▶ _AIM OF THE TASK_: Start with the line that contains "Rebuild this chart" and end with the line that contains "line.set_markersize(msizes[i])"; retype those lines and the ones between them exactly, without any pictures.

╔══

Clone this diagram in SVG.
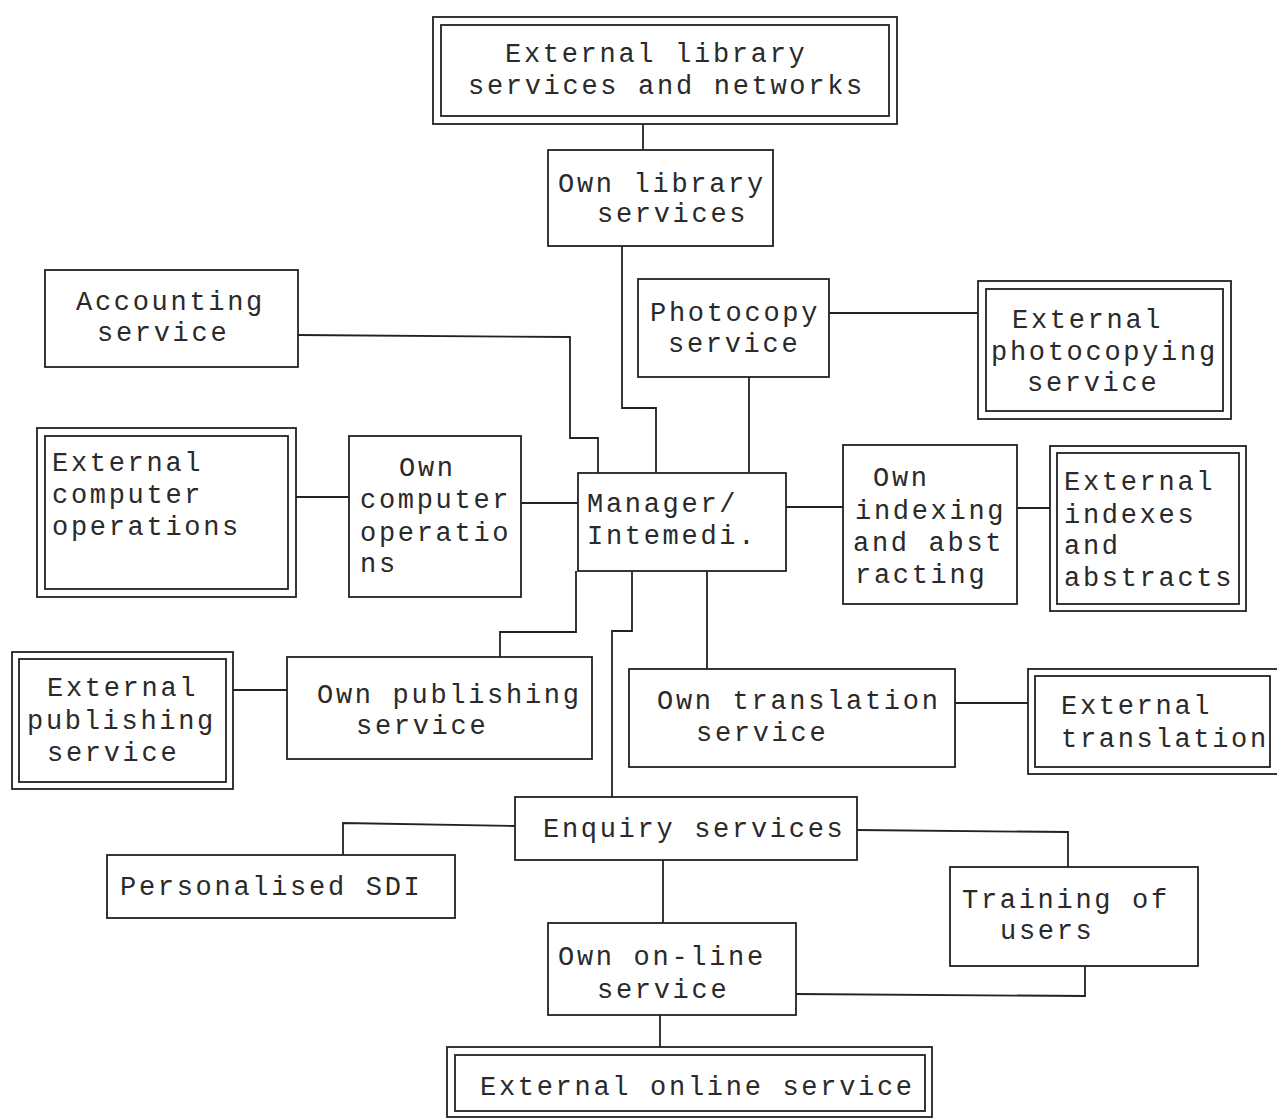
<svg xmlns="http://www.w3.org/2000/svg" width="1277" height="1120" viewBox="0 0 1277 1120">
<style>
.b{fill:#fff;stroke:#222;stroke-width:1.8}
.c{fill:none;stroke:#222;stroke-width:1.8}
text{font-family:"Liberation Mono","Courier New",monospace;font-size:27px;letter-spacing:2.7px;fill:#2a2a2a}
</style>
<rect width="1277" height="1120" fill="#fff"/>
<g id="connectors" class="c">
<path d="M643 124V150"/>
<path d="M622 246V408H656V473"/>
<path d="M749 377V473"/>
<path d="M829 313H978"/>
<path d="M298 335L570 337V438H598V473"/>
<path d="M296 497H349"/>
<path d="M521 503H578"/>
<path d="M786 507H843"/>
<path d="M1017 508H1050"/>
<path d="M576 571V632H500V657"/>
<path d="M632 571V631H612V797"/>
<path d="M707 571V669"/>
<path d="M233 690H287"/>
<path d="M955 703H1028"/>
<path d="M515 826L343 823V855"/>
<path d="M857 830L1068 832V867"/>
<path d="M663 860V923"/>
<path d="M796 994L1085 996V966"/>
<path d="M660 1015V1047"/>
</g>
<g id="ext-library"><rect class="b" x="433" y="17" width="464" height="107"/><rect class="b" x="441" y="25" width="448" height="91"/><text x="505" y="62">External library</text><text x="468" y="94">services and networks</text></g>
<g id="own-library"><rect class="b" x="548" y="150" width="225" height="96"/><text x="558" y="192">Own library</text><text x="597" y="222">services</text></g>
<g id="accounting"><rect class="b" x="45" y="270" width="253" height="97"/><text x="76" y="310">Accounting</text><text x="97" y="341">service</text></g>
<g id="photocopy"><rect class="b" x="638" y="279" width="191" height="98"/><text x="650" y="321">Photocopy</text><text x="668" y="352">service</text></g>
<g id="ext-photocopy"><rect class="b" x="978" y="281" width="253" height="138"/><rect class="b" x="986" y="289" width="237" height="122"/><text x="1012" y="328">External</text><text x="991" y="360">photocopying</text><text x="1027" y="391">service</text></g>
<g id="ext-computer"><rect class="b" x="37" y="428" width="259" height="169"/><rect class="b" x="45" y="436" width="243" height="153"/><text x="52" y="471">External</text><text x="52" y="503">computer</text><text x="52" y="535">operations</text></g>
<g id="own-computer"><rect class="b" x="349" y="436" width="172" height="161"/><text x="399" y="476">Own</text><text x="360" y="508">computer</text><text x="360" y="541">operatio</text><text x="360" y="572">ns</text></g>
<g id="manager"><rect class="b" x="578" y="473" width="208" height="98"/><text x="587" y="512">Manager/</text><text x="587" y="544">Intemedi.</text></g>
<g id="own-indexing"><rect class="b" x="843" y="445" width="174" height="159"/><text x="873" y="486">Own</text><text x="855" y="519">indexing</text><text x="853" y="551">and abst</text><text x="855" y="583">racting</text></g>
<g id="ext-indexes"><rect class="b" x="1050" y="446" width="196" height="165"/><rect class="b" x="1057" y="453" width="182" height="151"/><text x="1064" y="490">External</text><text x="1064" y="523">indexes</text><text x="1064" y="554">and</text><text x="1064" y="586">abstracts</text></g>
<g id="ext-publishing"><rect class="b" x="12" y="652" width="221" height="137"/><rect class="b" x="19" y="659" width="207" height="123"/><text x="47" y="696">External</text><text x="27" y="729">publishing</text><text x="47" y="761">service</text></g>
<g id="own-publishing"><rect class="b" x="287" y="657" width="305" height="102"/><text x="317" y="703">Own publishing</text><text x="356" y="734">service</text></g>
<g id="own-translation"><rect class="b" x="629" y="669" width="326" height="98"/><text x="657" y="709">Own translation</text><text x="696" y="741">service</text></g>
<g id="ext-translation"><rect class="b" x="1028" y="669" width="252" height="105"/><rect class="b" x="1035" y="676" width="235" height="91"/><text x="1061" y="714">External</text><text x="1061" y="747">translation</text></g>
<g id="enquiry"><rect class="b" x="515" y="797" width="342" height="63"/><text x="543" y="837">Enquiry services</text></g>
<g id="sdi"><rect class="b" x="107" y="855" width="348" height="63"/><text x="120" y="895">Personalised SDI</text></g>
<g id="training"><rect class="b" x="950" y="867" width="248" height="99"/><text x="962" y="908">Training of</text><text x="1000" y="939">users</text></g>
<g id="own-online"><rect class="b" x="548" y="923" width="248" height="92"/><text x="558" y="965">Own on-line</text><text x="597" y="998">service</text></g>
<g id="ext-online"><rect class="b" x="447" y="1047" width="485" height="70"/><rect class="b" x="455" y="1055" width="470" height="56"/><text x="480" y="1095">External online service</text></g>
</svg>
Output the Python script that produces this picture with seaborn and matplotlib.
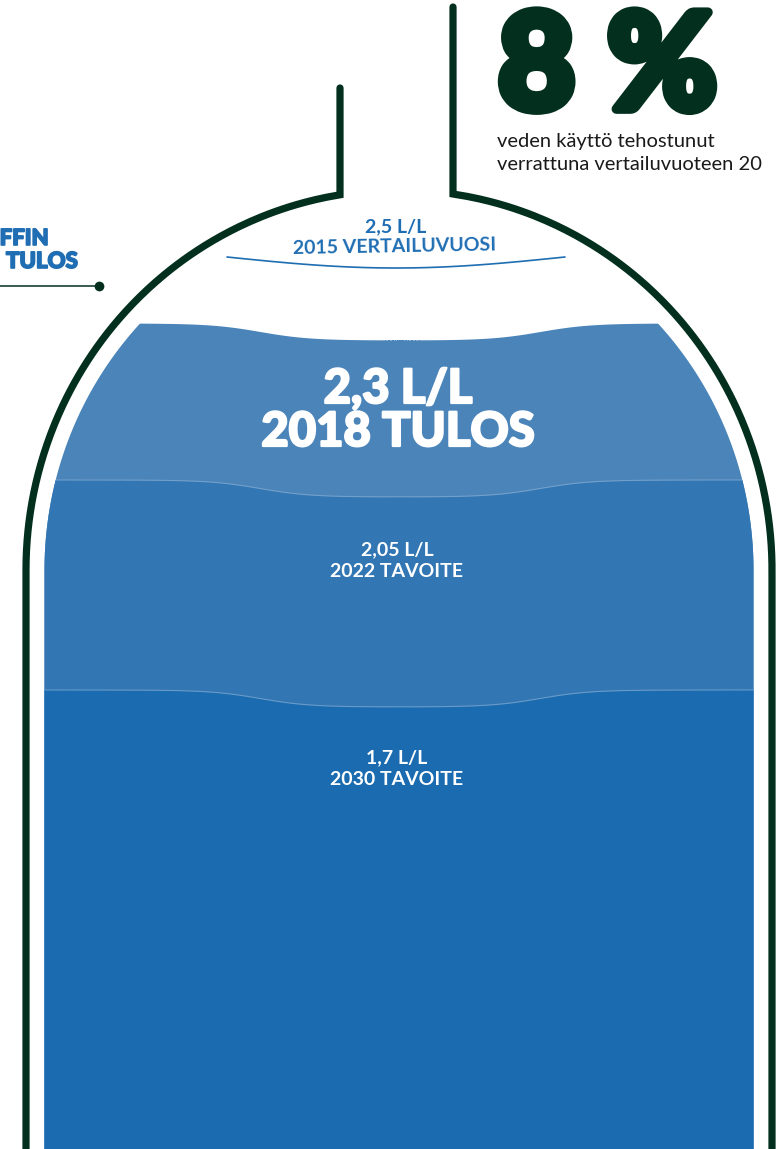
import numpy as np
import pandas as pd
import seaborn as sns
import matplotlib.pyplot as plt
import matplotlib.patheffects as pe
from matplotlib.path import Path
from matplotlib.patches import PathPatch

# Datos: litros de agua por litro de producto
years = [2015, 2018, 2022, 2030]
litres = [2.5, 2.3, 2.05, 1.7]
kinds = ['VERTAILUVUOSI', 'TULOS', 'TAVOITE', 'TAVOITE']
improvement = 8
caption = ['veden käyttö tehostunut', 'verrattuna vertailuvuoteen 20']
side_label = ['FFIN', 'TULOS']

# layout (pixels) - nivel de cada superficie dentro de la botella
surface_y = [262, 323, 480, 690]
layer_colors = ['#4a84b9', '#3276b3', '#1a6baf']
dark = '#03301e'
blue_text = '#1f6db3'

sns.set_theme(style='white')
plt.rcParams['font.family'] = ['Lato', 'DejaVu Sans']

fig = plt.figure(figsize=(7.78, 11.49), dpi=100)
ax = fig.add_axes([0, 0, 1, 1])

CX, CY = 399, 570
A_OUT, B_OUT = 373, 380


def half_width(y, a, b):
    t = np.clip((CY - np.asarray(y, float)) / b, 0, 1)
    return a * np.sqrt(1 - t ** 2)


# forma interior (agua) para recortar las capas
yy = np.linspace(CY - 361, 1160, 400)
hw = half_width(yy, 354.5, 361)
inner = np.concatenate([np.c_[CX - hw, yy], np.c_[CX + hw, yy][::-1]])
inner_patch = PathPatch(Path(inner, closed=True), facecolor='none', edgecolor='none',
                        transform=ax.transData)
ax.add_patch(inner_patch)

# capas de agua con superficie ondulada
xs = np.linspace(0, 778, 600)
bump = 0.5 * (np.tanh((xs - 260) / 50) - np.tanh((xs - 540) / 50))
for i, col in enumerate(layer_colors):
    top = surface_y[i + 1] + 17 * bump
    poly = ax.fill_between(xs, top, 1160, color=col, lw=0)
    poly.set_clip_path(inner_patch)
    if i > 0:
        ln, = ax.plot(xs, top, color='#8fb4d8', lw=0.8, alpha=0.6)
        ln.set_clip_path(inner_patch)


# contorno de la botella (cuello recto + hombro eliptico + lado recto)
def outline(neck_x, neck_top, sign):
    dx = abs(neck_x - CX)
    y0 = CY - B_OUT * np.sqrt(1 - (dx / A_OUT) ** 2)
    yo = np.linspace(y0, 1160, 400)
    xo = CX + sign * half_width(yo, A_OUT, B_OUT)
    return pd.DataFrame({'x': np.r_[xo[0], xo], 'y': np.r_[neck_top, yo]})


for side in (outline(340, 88, -1), outline(453, 7, 1)):
    sns.lineplot(data=side, x='x', y='y', sort=False, estimator=None, color=dark,
                 lw=5.2, ax=ax, solid_joinstyle='miter')

# linea del año de referencia 2015
xl = np.linspace(227, 565, 100)
ref = pd.DataFrame({'x': xl, 'y': surface_y[0] - 5 + 11 * np.sin(np.pi * (xl - 227) / 338)})
sns.lineplot(data=ref, x='x', y='y', sort=False, estimator=None, color=blue_text, lw=1.2, ax=ax)

# etiquetas
fmt = lambda v: f'{v:g}'.replace('.', ',') + ' L/L'
heavy_w = [pe.withStroke(linewidth=1.6, foreground='white')]
ax.text(396, 232, fmt(litres[0]), ha='center', va='baseline', fontsize=14,
        fontweight='bold', color=blue_text)
ax.text(395, 254, f'{years[0]} {kinds[0]}', ha='center', va='baseline', fontsize=14,
        fontweight='bold', color=blue_text, rotation=1)
ax.text(398, 403, fmt(litres[1]), ha='center', va='baseline', fontsize=34,
        fontweight='black', color='white', path_effects=heavy_w)
ax.text(398, 446, f'{years[1]} {kinds[1]}', ha='center', va='baseline', fontsize=34,
        fontweight='black', color='white', path_effects=heavy_w)
for lvl, yr, kd, yb in zip(litres[2:], years[2:], kinds[2:], [555, 763]):
    ax.text(397, yb, fmt(lvl), ha='center', va='baseline', fontsize=14,
            fontweight='bold', color='white')
    ax.text(397, yb + 22, f'{yr} {kd}', ha='center', va='baseline', fontsize=14,
            fontweight='bold', color='white')

ax.text(498, 109, f'{improvement} %', ha='left', va='baseline', fontsize=96,
        fontweight='black', color=dark,
        path_effects=[pe.withStroke(linewidth=7, foreground=dark)])
ax.text(497, 147, caption[0], ha='left', va='baseline', fontsize=14.5, color='#1a1a1a')
ax.text(497, 170, caption[1], ha='left', va='baseline', fontsize=14.5, color='#1a1a1a')

heavy_b = [pe.withStroke(linewidth=1.2, foreground=blue_text)]
ax.text(49, 245, side_label[0], ha='right', va='baseline', fontsize=16,
        fontweight='black', color=blue_text, path_effects=heavy_b)
ax.text(78, 268, side_label[1], ha='right', va='baseline', fontsize=16,
        fontweight='black', color=blue_text, path_effects=heavy_b)
ax.plot([0, 99], [286, 286], color=dark, lw=1.1)
ax.plot([99], [286], 'o', color=dark, ms=6)

ax.set_xlim(0, 778)
ax.set_ylim(1149, 0)
ax.axis('off')
fig.savefig('out.png', dpi=100)
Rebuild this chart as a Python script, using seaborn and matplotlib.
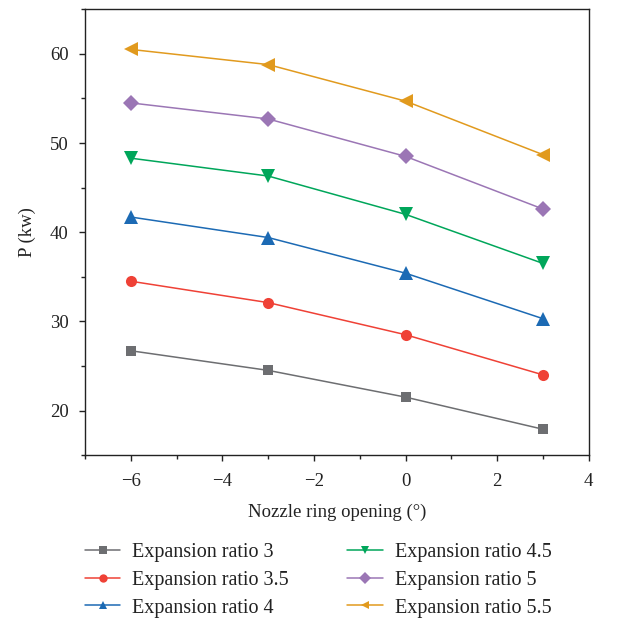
import pandas as pd
import matplotlib.pyplot as plt
import seaborn as sns
from matplotlib.ticker import MultipleLocator

# ── Data ─────────────────────────────────────────────────
opening = [-6, -3, 0, 3]
ratios = ['Expansion ratio 3', 'Expansion ratio 3.5', 'Expansion ratio 4',
          'Expansion ratio 4.5', 'Expansion ratio 5', 'Expansion ratio 5.5']
p_r3 = [26.7, 24.5, 21.5, 17.9]
p_r35 = [34.5, 32.1, 28.5, 24.0]
p_r4 = [41.7, 39.4, 35.4, 30.3]
p_r45 = [48.3, 46.3, 42.0, 36.5]
p_r5 = [54.5, 52.7, 48.5, 42.6]
p_r55 = [60.5, 58.8, 54.7, 48.7]

colors = ['#6d6e71', '#ef4136', '#1c6ab4', '#00a65a', '#9b76b5', '#e19a1e']
markers = ['s', 'o', '^', 'v', 'D', '<']
msizes = [7, 8, 9.5, 9.5, 8, 9.5]

rows = []
for name, vals in zip(ratios, [p_r3, p_r35, p_r4, p_r45, p_r5, p_r55]):
    for x, y in zip(opening, vals):
        rows.append({'opening': x, 'P': y, 'ratio': name})
df = pd.DataFrame(rows)

# ── Plot ─────────────────────────────────────────────────
sns.set_theme(style='ticks')
plt.rcParams['font.family'] = ['Liberation Serif', 'DejaVu Serif']
plt.rcParams['axes.unicode_minus'] = True

fig = plt.figure(figsize=(6.21, 6.20), dpi=100)
ax = fig.add_axes([0.137, 0.266, 0.811, 0.719])

sns.lineplot(data=df, x='opening', y='P', hue='ratio', style='ratio',
             hue_order=ratios, style_order=ratios,
             palette=dict(zip(ratios, colors)),
             markers=dict(zip(ratios, markers)), dashes=False,
             markersize=8, markeredgewidth=0, linewidth=1.1, ax=ax)

# per-series marker size (triangles look small at the same size)
for i, line in enumerate(ax.lines[:len(ratios)]):
    line.set_markersize(msizes[i])

ax.set_xlim(-7, 4)
ax.set_ylim(15, 65)
ax.xaxis.set_major_locator(MultipleLocator(2))
ax.xaxis.set_minor_locator(MultipleLocator(1))
ax.yaxis.set_major_locator(MultipleLocator(10))
ax.yaxis.set_minor_locator(MultipleLocator(5))
ax.tick_params(which='major', length=4, width=1, labelsize=13.5,
               color='#222222', labelcolor='#222222')
ax.tick_params(axis='x', which='major', pad=9)
ax.tick_params(axis='y', which='major', pad=8)
ax.tick_params(which='minor', length=3, width=1, color='#222222')
for s in ax.spines.values():
    s.set_visible(True)
    s.set_linewidth(1)
    s.set_color('#222222')

ax.set_xlabel('Nozzle ring opening (°)', fontsize=13.5, labelpad=10,
              color='#222222')
ax.set_ylabel('P (kw)', fontsize=13.5, labelpad=10, color='#222222')

handles, labels = ax.get_legend_handles_labels()
for h in handles:
    h.set_markersize(6)
ax.legend(handles, labels, ncol=2, loc='upper left',
          bbox_to_anchor=(0.0, -0.197), frameon=False, fontsize=14.5,
          borderpad=0, borderaxespad=0, handlelength=1.75,
          handletextpad=0.6, columnspacing=2.9, labelspacing=0.43,
          labelcolor='#222222')

plt.savefig('out.png', dpi=100)
plt.close()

╚══

▶ _RESULT BELOW_:
Rebuild this chart as a Python script, using seaborn and matplotlib.
import pandas as pd
import matplotlib.pyplot as plt
import seaborn as sns
from matplotlib.ticker import MultipleLocator

# ── Data ─────────────────────────────────────────────────
opening = [-6, -3, 0, 3]
ratios = ['Expansion ratio 3', 'Expansion ratio 3.5', 'Expansion ratio 4',
          'Expansion ratio 4.5', 'Expansion ratio 5', 'Expansion ratio 5.5']
p_r3 = [26.7, 24.5, 21.5, 17.9]
p_r35 = [34.5, 32.1, 28.5, 24.0]
p_r4 = [41.7, 39.4, 35.4, 30.3]
p_r45 = [48.3, 46.3, 42.0, 36.5]
p_r5 = [54.5, 52.7, 48.5, 42.6]
p_r55 = [60.5, 58.8, 54.7, 48.7]

colors = ['#6d6e71', '#ef4136', '#1c6ab4', '#00a65a', '#9b76b5', '#e19a1e']
markers = ['s', 'o', '^', 'v', 'D', '<']
msizes = [7, 8, 9.5, 9.5, 8, 9.5]

rows = []
for name, vals in zip(ratios, [p_r3, p_r35, p_r4, p_r45, p_r5, p_r55]):
    for x, y in zip(opening, vals):
        rows.append({'opening': x, 'P': y, 'ratio': name})
df = pd.DataFrame(rows)

# ── Plot ─────────────────────────────────────────────────
sns.set_theme(style='ticks')
plt.rcParams['font.family'] = ['Liberation Serif', 'DejaVu Serif']
plt.rcParams['axes.unicode_minus'] = True

fig = plt.figure(figsize=(6.21, 6.20), dpi=100)
ax = fig.add_axes([0.137, 0.266, 0.811, 0.719])

sns.lineplot(data=df, x='opening', y='P', hue='ratio', style='ratio',
             hue_order=ratios, style_order=ratios,
             palette=dict(zip(ratios, colors)),
             markers=dict(zip(ratios, markers)), dashes=False,
             markersize=8, markeredgewidth=0, linewidth=1.1, ax=ax)

# per-series marker size (triangles look small at the same size)
for i, line in enumerate(ax.lines[:len(ratios)]):
    line.set_markersize(msizes[i])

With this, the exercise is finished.